Security behaviour checks
Login / authentication flows
Test what happens after multiple failed logins. Does the app lock out? Does it show a CAPTCHA? Or does it allow unlimited attempts? Unlimited login attempts is a security gap.
Session handling
Log in, background the app for 30 minutes, return. Does it prompt for authentication again? Enterprise and banking apps should. A notes app probably should not need to. Note what you observe.
Data visible in screenshots / app switcher
Switch away from the app and check the app switcher. Sensitive content (banking balances, messages) should be obscured in the preview. If it is not, that is a finding.
Clipboard access
Some apps read the clipboard without prompting. On iOS 14+, you will see a notification if an app reads your clipboard. Note this if you observe it on an app that has no obvious reason to access it.
Network calls on insecure screens
For apps that handle sensitive data, note whether you are on a clearly secure screen (padlock, HTTPS indicator) when entering passwords or payment details.
Logout behaviour
After logging out, use the back button to try to navigate to a previously viewed authenticated screen. A properly implemented logout should make this impossible.
How to write security and permission findings
Security findings need extra precision because developers may push back if the finding is vague. Use this structure:
What I observed
The app requested 'Always On' location access during onboarding, before any location-dependent feature was shown.
When it happened
Screen 3 of the onboarding flow, immediately after the user entered their email address.
Screenshot/recording
Attach the screenshot of the permission dialog and the preceding screen.
Why it is a problem
No explanation was provided for why background location is needed. Apple guidelines require a usage description that explains the purpose to the user.
Severity
Medium: may not cause rejection, but will cause user distrust and may trigger a store review flag on iOS.

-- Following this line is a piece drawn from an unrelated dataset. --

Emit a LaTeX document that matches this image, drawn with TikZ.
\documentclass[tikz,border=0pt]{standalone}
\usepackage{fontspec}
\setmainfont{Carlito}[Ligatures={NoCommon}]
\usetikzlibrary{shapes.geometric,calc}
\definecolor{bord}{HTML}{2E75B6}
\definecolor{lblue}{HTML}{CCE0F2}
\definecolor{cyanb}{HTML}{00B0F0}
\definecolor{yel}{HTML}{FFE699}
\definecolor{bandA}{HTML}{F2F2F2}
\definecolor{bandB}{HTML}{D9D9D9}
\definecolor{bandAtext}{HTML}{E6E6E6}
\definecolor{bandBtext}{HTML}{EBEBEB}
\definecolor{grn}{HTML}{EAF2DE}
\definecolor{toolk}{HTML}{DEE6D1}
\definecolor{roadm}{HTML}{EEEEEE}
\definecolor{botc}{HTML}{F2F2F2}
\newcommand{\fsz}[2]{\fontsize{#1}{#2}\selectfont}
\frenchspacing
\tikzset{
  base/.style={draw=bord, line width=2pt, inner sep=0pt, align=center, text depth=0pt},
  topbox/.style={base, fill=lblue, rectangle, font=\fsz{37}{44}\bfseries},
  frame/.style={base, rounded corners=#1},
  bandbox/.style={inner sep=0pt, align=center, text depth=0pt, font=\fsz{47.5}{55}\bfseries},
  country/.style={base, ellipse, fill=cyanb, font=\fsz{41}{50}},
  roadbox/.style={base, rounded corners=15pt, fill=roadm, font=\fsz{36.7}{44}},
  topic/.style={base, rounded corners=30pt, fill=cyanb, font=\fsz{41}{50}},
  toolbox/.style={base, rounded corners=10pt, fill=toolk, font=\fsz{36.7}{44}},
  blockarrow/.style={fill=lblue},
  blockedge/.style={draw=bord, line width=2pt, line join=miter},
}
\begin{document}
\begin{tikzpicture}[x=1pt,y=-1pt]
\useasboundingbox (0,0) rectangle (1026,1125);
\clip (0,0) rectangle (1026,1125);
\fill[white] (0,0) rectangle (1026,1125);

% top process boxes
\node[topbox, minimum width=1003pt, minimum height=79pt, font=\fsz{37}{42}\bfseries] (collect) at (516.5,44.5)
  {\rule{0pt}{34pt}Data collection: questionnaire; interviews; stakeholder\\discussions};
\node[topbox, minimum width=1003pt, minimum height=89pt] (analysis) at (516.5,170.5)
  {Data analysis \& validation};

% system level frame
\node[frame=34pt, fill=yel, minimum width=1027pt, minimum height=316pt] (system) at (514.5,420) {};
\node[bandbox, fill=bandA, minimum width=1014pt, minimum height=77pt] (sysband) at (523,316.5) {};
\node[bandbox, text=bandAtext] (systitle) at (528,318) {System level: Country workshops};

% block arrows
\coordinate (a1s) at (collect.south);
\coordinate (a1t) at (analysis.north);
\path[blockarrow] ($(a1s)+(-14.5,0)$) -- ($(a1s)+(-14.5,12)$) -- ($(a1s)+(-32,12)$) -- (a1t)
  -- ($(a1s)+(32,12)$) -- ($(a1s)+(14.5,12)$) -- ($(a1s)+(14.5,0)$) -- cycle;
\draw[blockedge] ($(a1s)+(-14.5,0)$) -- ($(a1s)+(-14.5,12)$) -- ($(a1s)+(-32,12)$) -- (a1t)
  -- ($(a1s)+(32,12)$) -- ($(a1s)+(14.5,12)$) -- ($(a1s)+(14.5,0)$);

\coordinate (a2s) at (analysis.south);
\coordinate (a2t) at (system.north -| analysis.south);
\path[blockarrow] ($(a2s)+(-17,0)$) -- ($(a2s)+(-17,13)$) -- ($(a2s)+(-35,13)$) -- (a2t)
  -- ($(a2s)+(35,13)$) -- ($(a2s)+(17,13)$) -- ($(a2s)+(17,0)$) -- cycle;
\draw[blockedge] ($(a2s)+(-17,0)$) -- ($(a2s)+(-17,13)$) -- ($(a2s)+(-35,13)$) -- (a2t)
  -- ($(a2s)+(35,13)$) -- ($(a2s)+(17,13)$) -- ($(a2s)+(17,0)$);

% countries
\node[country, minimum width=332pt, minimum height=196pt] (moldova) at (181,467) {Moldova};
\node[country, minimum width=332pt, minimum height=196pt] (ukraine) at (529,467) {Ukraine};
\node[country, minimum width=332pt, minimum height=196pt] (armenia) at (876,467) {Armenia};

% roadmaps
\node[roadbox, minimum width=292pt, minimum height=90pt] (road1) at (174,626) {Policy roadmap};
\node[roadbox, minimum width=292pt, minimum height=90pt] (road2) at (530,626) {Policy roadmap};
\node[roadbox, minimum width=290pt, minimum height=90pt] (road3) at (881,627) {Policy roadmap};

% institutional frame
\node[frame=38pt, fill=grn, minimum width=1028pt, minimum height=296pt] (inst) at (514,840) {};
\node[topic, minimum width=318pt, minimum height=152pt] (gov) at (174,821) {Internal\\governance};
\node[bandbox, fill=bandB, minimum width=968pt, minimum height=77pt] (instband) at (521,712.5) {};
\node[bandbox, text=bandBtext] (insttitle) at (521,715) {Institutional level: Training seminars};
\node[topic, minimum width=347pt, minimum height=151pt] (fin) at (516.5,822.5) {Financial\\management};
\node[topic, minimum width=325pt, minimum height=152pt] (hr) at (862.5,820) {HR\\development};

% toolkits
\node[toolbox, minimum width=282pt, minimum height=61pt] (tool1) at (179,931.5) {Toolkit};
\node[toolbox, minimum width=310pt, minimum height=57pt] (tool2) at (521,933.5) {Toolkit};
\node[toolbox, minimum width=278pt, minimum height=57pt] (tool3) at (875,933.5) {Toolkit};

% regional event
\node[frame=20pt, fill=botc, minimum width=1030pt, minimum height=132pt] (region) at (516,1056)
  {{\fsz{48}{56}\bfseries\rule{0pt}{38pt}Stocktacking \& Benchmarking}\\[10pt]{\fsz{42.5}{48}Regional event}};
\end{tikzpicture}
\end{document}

Privacy policy verification
Does the app link to a privacy policy during onboarding or signup? No link is a rejection cause.
Is the privacy policy link functional? Tap it during your test. Broken or placeholder links are a finding.
Does the policy mention the specific data the app collects? If the app requests camera access, the policy should explain why.
For apps handling children's data (games, education): verify a COPPA or GDPR-K notice is present.